Need help: cooking with yogurt

My wife has been preparing me curry dishes. It’s pretty simple. Cook up some boneless skinless chicken breasts, drop in a half can of peas and some thinly sliced potatoes. Then you add in yogurt, the curry spices, and cayenne pepper.

NORMALLY everything works fine. Everything blends together in the yogurt and it comes out delicious.

About 30% of the time, however, the yogurt just breaks apart. You get this watery liquid with tiny white blobs floating in it. It doesn’t taste good at all and we wind up tossing it out.

Does anyone have any idea what this shit is? Is it because the pan is too hot? Is it because we’re using low-fat yogurt? What can we do?
Higher fat yogurt will help prevent curdling as will adding a little bit of flour to the yogurt when it is put into the pan.
If the pan is too hot that’ll do it. Also, canned peas taste like dead. Switch to frozen.
mmm curry. This is a good idea. What kind of yougurt does she use? Greek yogurt like Fage? What brand of curry? I like curry, but always end up with something too sweet.

Well, we use this stuff, only the hot version:

Now, when I make it myself I follow the directions on the label, which call for a tomato based curry.
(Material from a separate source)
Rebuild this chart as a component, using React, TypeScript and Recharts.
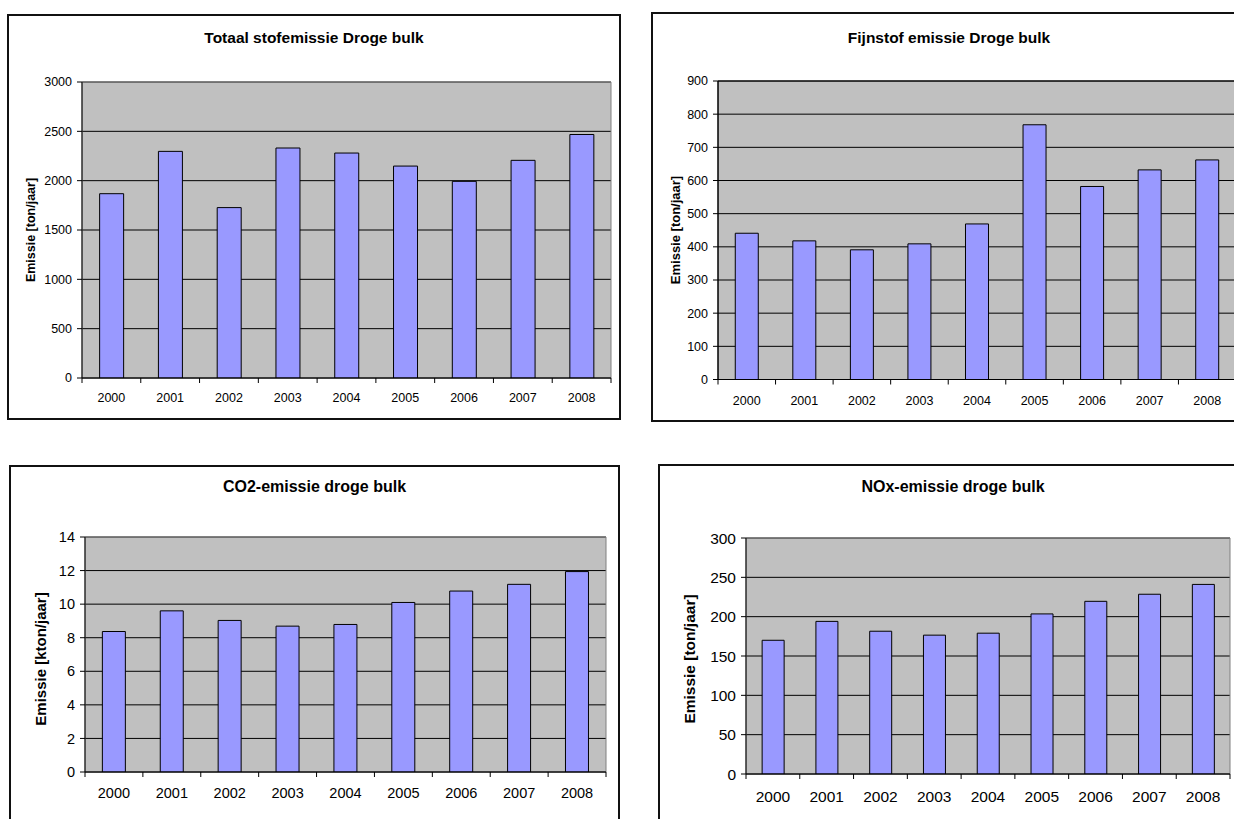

It’s pretty simple. Some olive oil, add the meat (I like beef or lamb), let the meat cook for a bit, add the paste, stir for a few minutes, then add a large can of tomato sauce. After that you just add cayenne pepper to taste and throw in some chopped potatoes if you want and let it simmer for 45 minutes.

That whole process takes an hour or so.

Now my wife, she’s smart. She makes me a curry that tastes just as good and takes 5 minutes of work and then 10 minutes of simmering.

She slices up a potato into thinnish slices and puts them in a frying pan with some pam and a little bit of water. This softens the potatoes. Once they’ve cooked for a few minutes she throws in a small can of peas. Now, while this was going on she was cooking some chicken, the type that is already cooked and frozen (not like you can taste any difference when you’re eating curry), in another frying pan. Once that’s ready she tosses it in with the potatoes and peas. This is then followed by a cup to a cup and a half (rougly one third of a yogurt container), 2 tablespoons of the curry paste, and a whole bunch of cayenne pepper.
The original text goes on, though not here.